Ask Sister Dina: how long does it take to become a sister?
Dear Sister Dina,
My question is how long is the process of becoming a sister?
– From Bryce Crosley via Facebook
The process of becoming a sister can be long. It is driven by prayerful discernment in living out the Congregation’s God-given mission within community. To do this a person has to dedicate themselves to listening in love to where God may be calling her.
Those who discern a call to become a Catholic religious sister must first be a practicing Roman Catholic. (We’ve had at least one sister hear the call before she became Catholic, so her first step was the Rite of Christian Initiation of Adults (RCIA), a program which introduces a person to the Catholic faith). Seeking spiritual direction, visiting and getting to know more about Congregations of religious sisters, even doing some web searching, are all good ways for a woman to start to explore.
Getting to know you
When a woman wants to get to know a particular community better, she will often be put in touch with the vocation director. An inquiring woman will often participate in a Come & See weekend retreat with other Sisters of Providence, particularly the women who most recently entered the Congregation and the Congregation’s New Membership Team. During these weekends, the inquiring women begin to delve more deeply into the Congregation’s life and ministries.
When she and the vocation director feel that the time is right, the inquiring woman may begin the application process. During this time, she looks more deeply into the various aspects and relationships of her life that may or may not speak to and affirm a growing call to religious life.
Postulant, novice, vows
If her application is accepted by the Congregation, the woman is invited to enter the postulancy, which lasts at least 10 months. In this time of personal growth, the postulant learns more about religious life, communal living and apostolic service. If by discerning herself, and with the community she feels led to continue in religious life, the postulant would then enter the novitiate via a simple ceremony.
The canonical novitiate, a period of 12 consecutive months, helps the novice grow in internalizing Gospel values. After the canonical year, the novice may enter the mission novice year, which allows her to integrate her spirituality with some form of apostolic service.
As mission novice year wraps up, the novice and the community discern profession of first vows. According to our Constitutions, the sister now “becomes a member of the Congregation, declaring her commitment to [God] and her acceptance of the demands of a life lived according to the Gospel.” This period of first profession lasts one year.
Temporary vow profession generally lasts six years from first profession. The sister can renew her vows for one, two or three years. Before discerning perpetual vows, sisters must be temporarily professed for at least three years. While the sister is under temporary vows, she further examines and discerns the authenticity of her call to religious life with the Sisters of Providence as she lives her life in community and active service through ministry.
After her temporary vow period, the sister may make a request to join her life forever to that of the Congregation through perpetual profession.

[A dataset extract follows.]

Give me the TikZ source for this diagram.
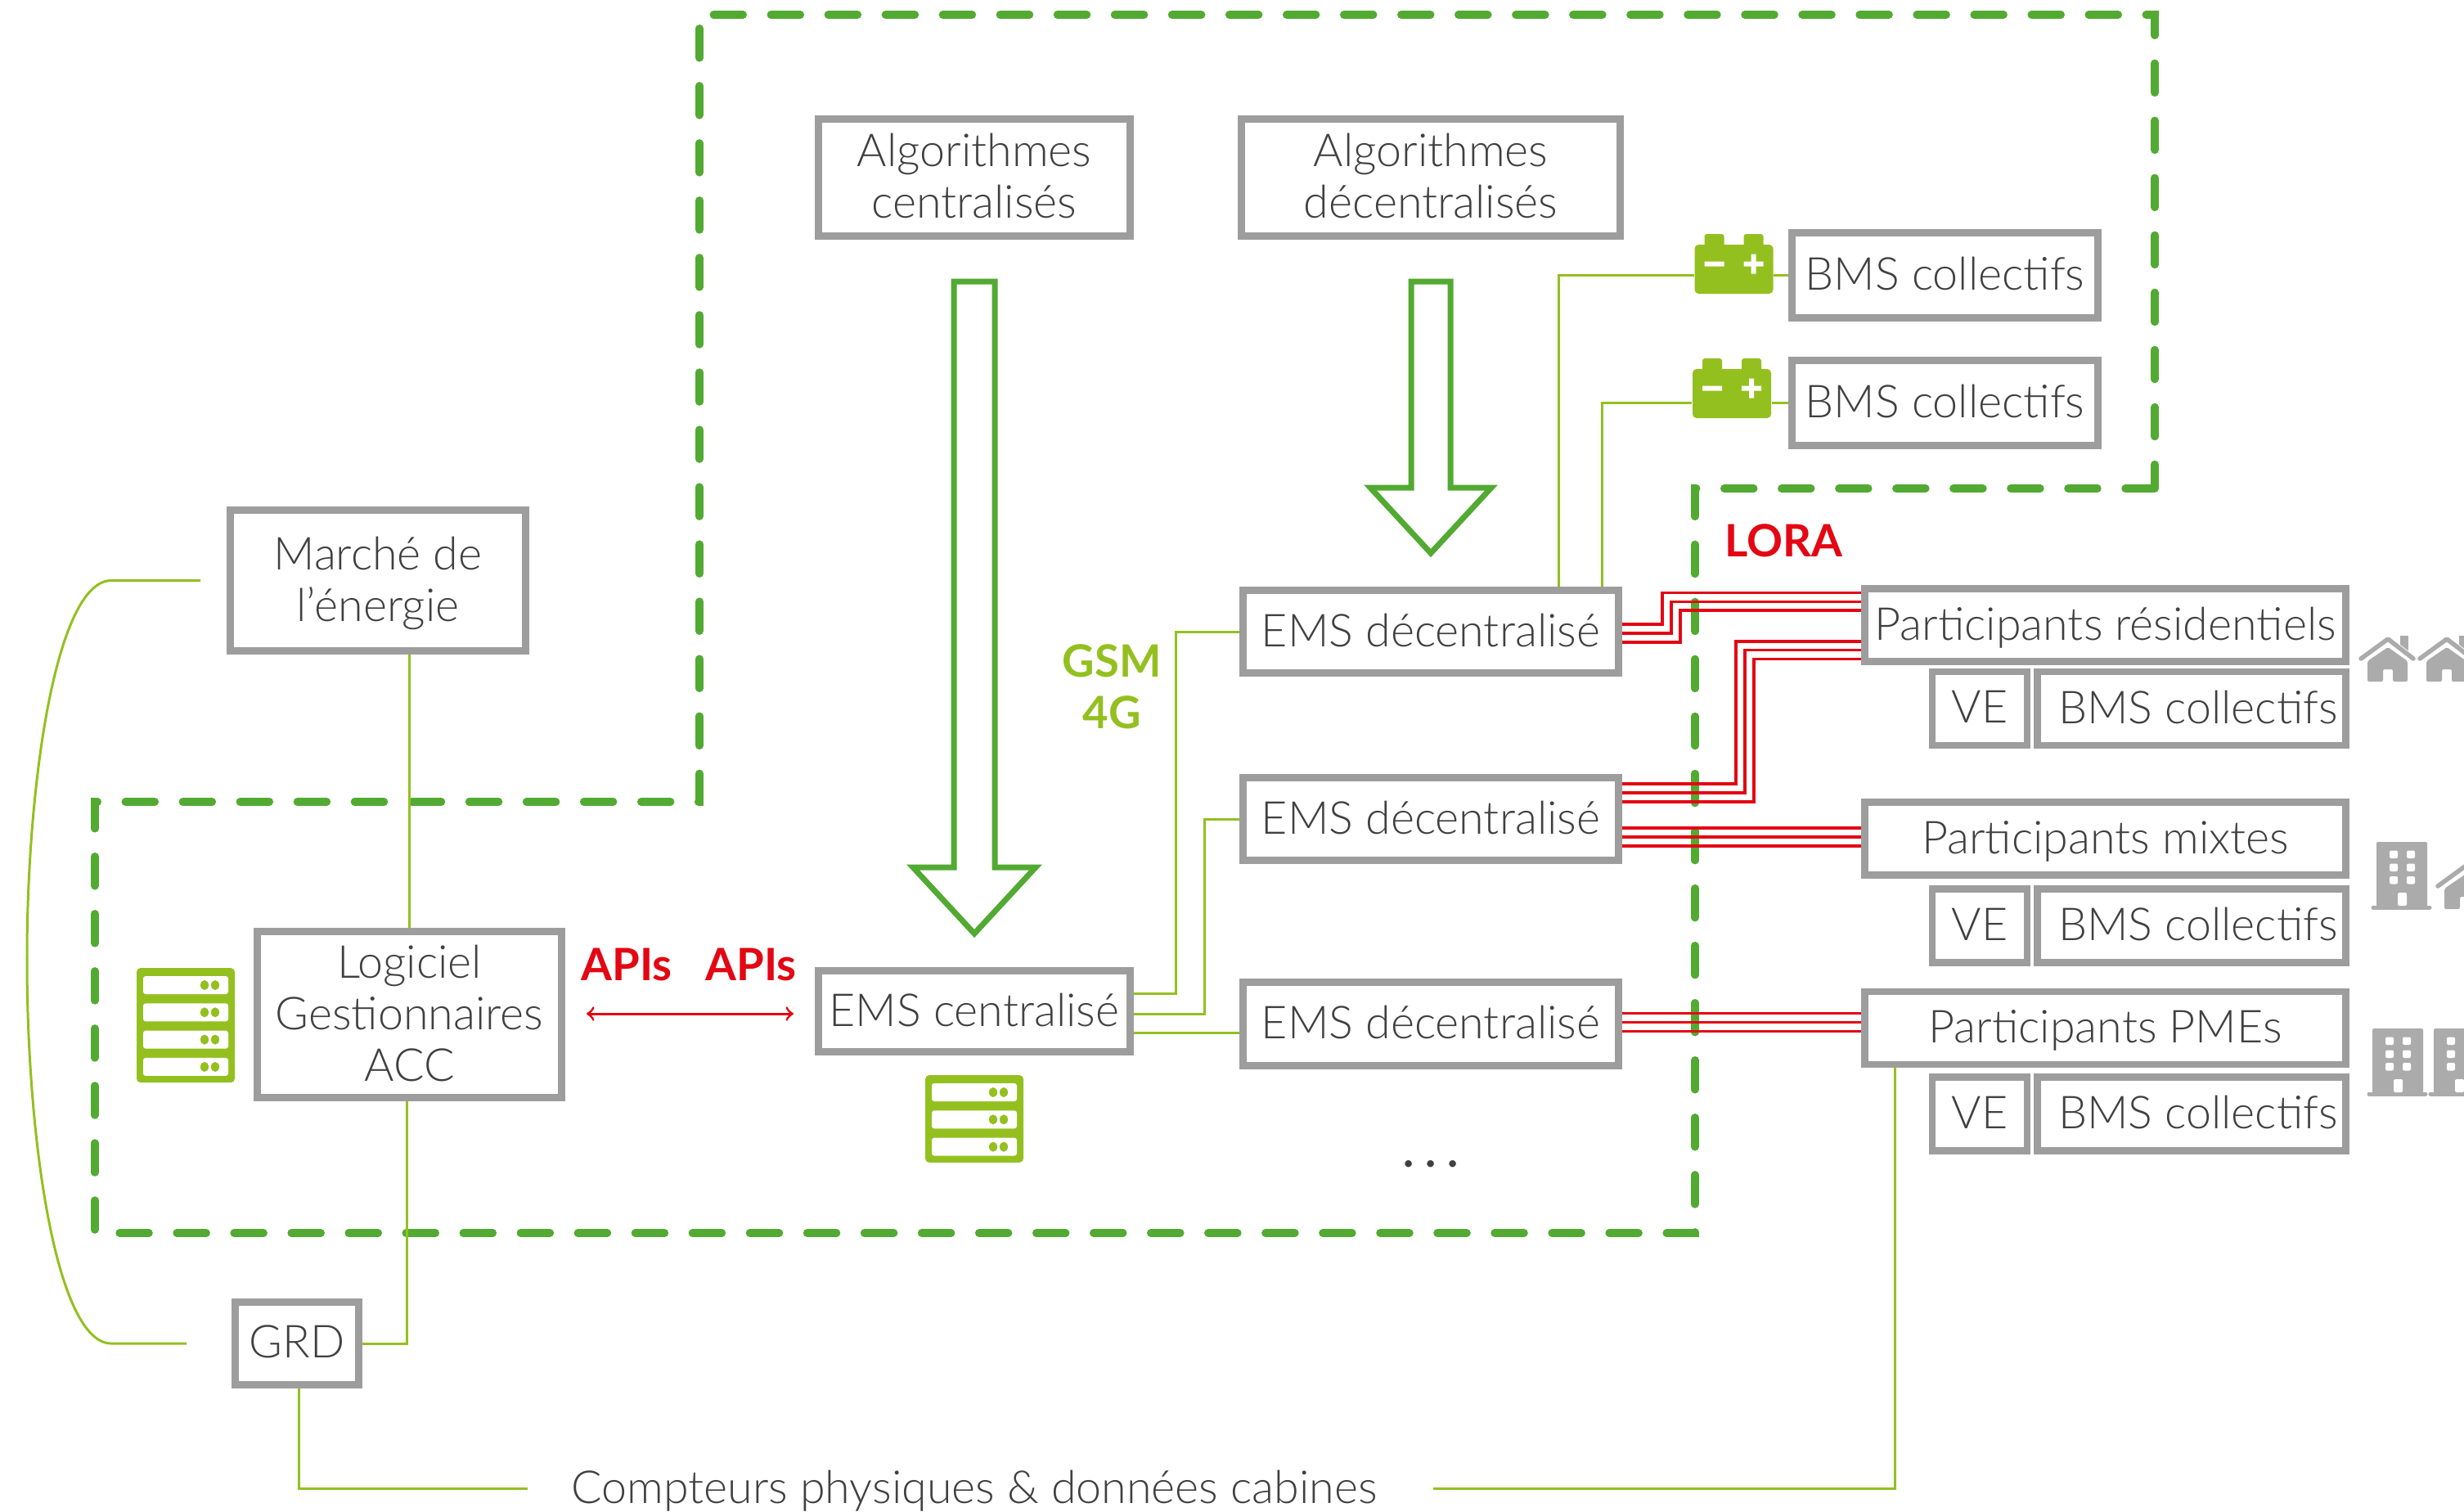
\documentclass[tikz,border=0pt]{standalone}
\usepackage{fontspec}
\setmainfont{Lato}[UprightFont=* Light,BoldFont=* Bold]
\usepackage{xcolor}
\usetikzlibrary{calc}
\definecolor{vert}{RGB}{147,192,31}
\definecolor{vertfonce}{RGB}{82,170,50}
\definecolor{gris}{RGB}{157,157,157}
\definecolor{grisicone}{RGB}{171,171,171}
\definecolor{rouge}{RGB}{227,6,19}
\definecolor{texte}{RGB}{64,64,64}
\tikzset{
  boite/.style={draw=gris,line width=0.085cm,text=texte,align=center,inner sep=0pt,text depth=1.1pt,font=\fontsize{15.8}{17.9}\selectfont},
  lien/.style={vert,line width=0.03cm},
  radio/.style={rouge,line width=0.033cm},
  cadre/.style={vertfonce,line width=0.095cm,line cap=round,dash pattern=on 0.36cm off 0.34cm},
  fleche/.style={vertfonce,line width=0.07cm,line join=miter},
  etiquette/.style={font=\fontsize{15.5}{17.9}\selectfont\bfseries,align=center,inner sep=0pt},
}
\newcommand{\serveur}[3]{
  \begin{scope}[shift={(#1,#2)}]
    \fill[vert,rounded corners=0.05cm] (0,0) rectangle (120,{#3*33.3+7});
    \foreach \n in {1,...,#3}{
      \fill[white,rounded corners=0.03cm] (8,{10+33.3*(\n-1)}) rectangle (112,{32+33.3*(\n-1)});
      \fill[vert] (83,{21+33.3*(\n-1)}) ellipse (0.05cm and 0.06cm) (96,{21+33.3*(\n-1)}) ellipse (0.05cm and 0.06cm);
    }
  \end{scope}
}
\newcommand{\batterie}[3]{
  \node[fill=vert,rounded corners=0.05cm,minimum width=0.96cm,minimum height=0.6cm,inner sep=0pt] (#1) at (#2,#3) {};
  \begin{scope}[shift={(#2,#3)}]
    \fill[vert,rounded corners=0.03cm] (-36,-43) rectangle (-12,-20) (12,-43) rectangle (36,-20);
    \fill[white] (-36,-9.5) rectangle (-12,-3.5) (12,-9.5) rectangle (36,-3.5) (21,-18.5) rectangle (27,5.5);
  \end{scope}
}
\newcommand{\maison}[2]{
  \begin{scope}[shift={(#1,#2)}]
    \fill[grisicone] (50.5,0) rectangle (61,20);
    \draw[white,line width=0.09cm] (3,29)--(36,5)--(67,29);
    \draw[grisicone,line width=0.055cm,line cap=round,line join=round] (3,28)--(36,4)--(67,28);
    \fill[grisicone,rounded corners=0.02cm] (11,56)--(11,31)--(36,14)--(60,31)--(60,56)--(42,56)--(42,41)--(30,41)--(30,56)--cycle;
  \end{scope}
}
\newcommand{\immeuble}[2]{
  \begin{scope}[shift={(#1,#2)}]
    \fill[grisicone,rounded corners=0.02cm] (6,0) rectangle (68,82);
    \draw[grisicone,line width=0.05cm,line cap=round] (2,80)--(71,80);
    \foreach \y in {10.5,26.5,42}{
      \fill[white,rounded corners=0.02cm] (22,\y) rectangle (32,\y+9.5) (43,\y) rectangle (53,\y+9.5);
    }
    \fill[white,rounded corners=0.015cm] (32,62) rectangle (43,78);
  \end{scope}
}
\begin{document}
\begin{tikzpicture}[x=0.01cm,y=-0.01cm]
\useasboundingbox (0,0) rectangle (3012,1847);
\clip (0,0) rectangle (3012,1847);
%\draw[help lines,step=1cm](0,0)grid(3012,1847);
% zones
\draw[cadre] (2634,597)--(2072,597)--(2072,1507)--(116,1507)--(116,980)--(855,980)--(855,18)--(2634,18)--cycle;
% boites
\node[boite,minimum width=3.81cm,minimum height=1.43cm] (algc) at (1191,217) {Algorithmes\\centralisés};
\node[boite,minimum width=4.63cm,minimum height=1.43cm] (algd) at (1749,217) {Algorithmes\\décentralisés};
\node[boite,minimum width=3.74cm,minimum height=1.04cm] (bmsa) at (2377.5,336.5) {BMS collectifs};
\node[boite,minimum width=3.74cm,minimum height=1.04cm] (bmsb) at (2377.5,492.5) {BMS collectifs};
\node[boite,minimum width=3.61cm,minimum height=1.72cm] (marche) at (462,709.5) {Marché de\\l'énergie};
\node[boite,minimum width=3.72cm,minimum height=2.03cm] (logi) at (500.5,1240) {Logiciel\\Gestionnaires\\ACC};
\node[boite,minimum width=3.81cm,minimum height=0.99cm] (emsc) at (1191,1236) {EMS centralisé};
\node[boite,minimum width=4.59cm,minimum height=1.01cm] (emsa) at (1749,772) {EMS décentralisé};
\node[boite,minimum width=4.59cm,minimum height=1.01cm] (emsb) at (1749,1001) {EMS décentralisé};
\node[boite,minimum width=4.59cm,minimum height=1.02cm] (emsd) at (1749,1251.5) {EMS décentralisé};
\node[boite,minimum width=1.51cm,minimum height=1.01cm] (grd) at (363,1642) {GRD};
\node[boite,minimum width=5.88cm,minimum height=0.89cm] (resi) at (2573.5,764) {Participants résidentiels};
\node[boite,minimum width=1.16cm,minimum height=0.9cm] (vea) at (2420,866) {VE};
\node[boite,minimum width=3.77cm,minimum height=0.9cm] (bmsc) at (2679,866) {\hspace{0.16cm}BMS collectifs};
\node[boite,minimum width=5.88cm,minimum height=0.89cm] (mixte) at (2573.5,1025) {Participants mixtes};
\node[boite,minimum width=1.16cm,minimum height=0.9cm] (veb) at (2420,1131.5) {VE};
\node[boite,minimum width=3.77cm,minimum height=0.9cm] (bmsd) at (2679,1131.5) {\hspace{0.16cm}BMS collectifs};
\node[boite,minimum width=5.88cm,minimum height=0.89cm] (pme) at (2573.5,1256.5) {Participants PMEs};
\node[boite,minimum width=1.16cm,minimum height=0.9cm] (vec) at (2420,1361.5) {VE};
\node[boite,minimum width=3.77cm,minimum height=0.9cm] (bmse) at (2679,1361.5) {\hspace{0.16cm}BMS collectifs};
\node[text=texte,inner xsep=0.53cm,inner ysep=0pt,text depth=1.1pt,font=\fontsize{15.8}{17.9}\selectfont] (cpt) at (1191,1819) {Compteurs physiques \& données cabines};
% textes
\node[etiquette,text=rouge] (apia) at (766,1179) {APIs};
\node[etiquette,text=rouge] (apib) at (918,1179) {APIs};
\node[etiquette,text=vert] (gsm) at (1359,839) {GSM\\4G};
\node[etiquette,text=rouge] (lora) at (2180,661) {LORA};
\node[text=texte,font=\fontsize{15.8}{17.9}\selectfont\bfseries] (suite) at (1749,1423) {.\hspace{4pt}.\hspace{4pt}.};
% icones
\serveur{167}{1183}{4}
\serveur{1131}{1314}{3}
\batterie{bata}{2119.5}{329}
\batterie{batb}{2117}{481}
\maison{2883}{777}
\maison{2955}{777}
\immeuble{2899}{1029}
\maison{2977}{1055}
\immeuble{2894}{1257}
\immeuble{2969}{1257}
% grandes fleches
\draw[fleche] (1166,344)--(1216,344)--(1216,1060)--(1266,1060)--(1191,1141)--(1116,1060)--(1166,1060)--cycle;
\draw[fleche] (1725,344)--(1773,344)--(1773,596)--(1823,596)--(1749,676)--(1675,596)--(1725,596)--cycle;
% liens
\draw[lien] (logi.north)--(logi.north |- marche.south);
\draw[lien] ($(logi.south)+(-3,0)$) |- (grd.east);
\draw[lien] ($(grd.south)+(2,0)$) |- (cpt.west);
\draw[lien] ($(cpt.east)+(15,0)$) -| ($(pme.south west)+(41,0)$);
\draw[lien] ($(marche.west)+(-32,0)$)--(136,709.5) .. controls (70,709.5) and (33,950) .. (33,1172) .. controls (33,1400) and (70,1642) .. (136,1642)--($(grd.west)+(-55,0)$);
\draw[lien] ($(emsc.east)+(0,-22)$)--++(52,0) |- (emsa.west);
\draw[lien] ($(emsc.east)+(0,3)$)--++(87,0) |- (emsb.west);
\draw[lien] ($(emsc.east)+(0,26)$)--(emsd.west |- {$(emsc.east)+(0,26)$});
\draw[lien] ($(emsa.north west)+(390,0)$) |- (bata.west |- bmsa.west);
\draw[lien] (bata.east |- bmsa.west)--(bmsa.west);
\draw[lien] ($(emsa.north west)+(443,0)$) |- (batb.west |- bmsb.west);
\draw[lien] (batb.east |- bmsb.west)--(bmsb.west);
% liaisons radio
\foreach \i in {0,1,2}{
  \draw[radio] ($(emsa.east)+(0,{-9+11*\i})$)--++({49+11*\i},0) |- ($(resi.west)+(0,{-39.5+10.7*\i})$);
  \draw[radio] ($(emsb.east)+(0,{-43+11*\i})$)--++({139+11*\i},0) |- ($(resi.west)+(0,{20+10.7*\i})$);
  \coordinate (m\i) at ($(mixte.west)+(0,{-13+11*\i})$);
  \draw[radio] (emsb.east |- m\i)--(m\i);
  \coordinate (p\i) at ($(pme.west)+(0,{-18+11*\i})$);
  \draw[radio] (emsd.east |- p\i)--(p\i);
}
\coordinate (apig) at (717,1239);
\coordinate (apid) at (970,1239);
\draw[<->,rouge,line width=0.03cm] (apig)--(apid);
\end{tikzpicture}
\end{document}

Upon affirmation, the sister enters a sacred period of preparation before professing perpetual vows, which includes, among other things, a 30-day retreat. This period of preparation is to deepen the sister’s relationship with Christ in her continuing growth as a member of the Congregation. After this preparation period, the sister professes perpetual vows during a Eucharistic celebration.
Quite the process
Overall, Bryce, the process of becoming a sister is quite lengthy. Not including the time of discernment before entering the postulancy, the time between entrance and perpetual vows can range from 7 to around 12 years. It involves a woman’s openness to hearing the call to religious life within her life and heart, developing a relationship with the community to which she feels called, and the sister and community freely journeying together in their growing communion with God and living out their God-given mission.
I hope this answers your question and/or spawns more inquiries. You can find more about the process of becoming a sister on our website under Join. Thank you again for your question. Please know that I hold you in prayer.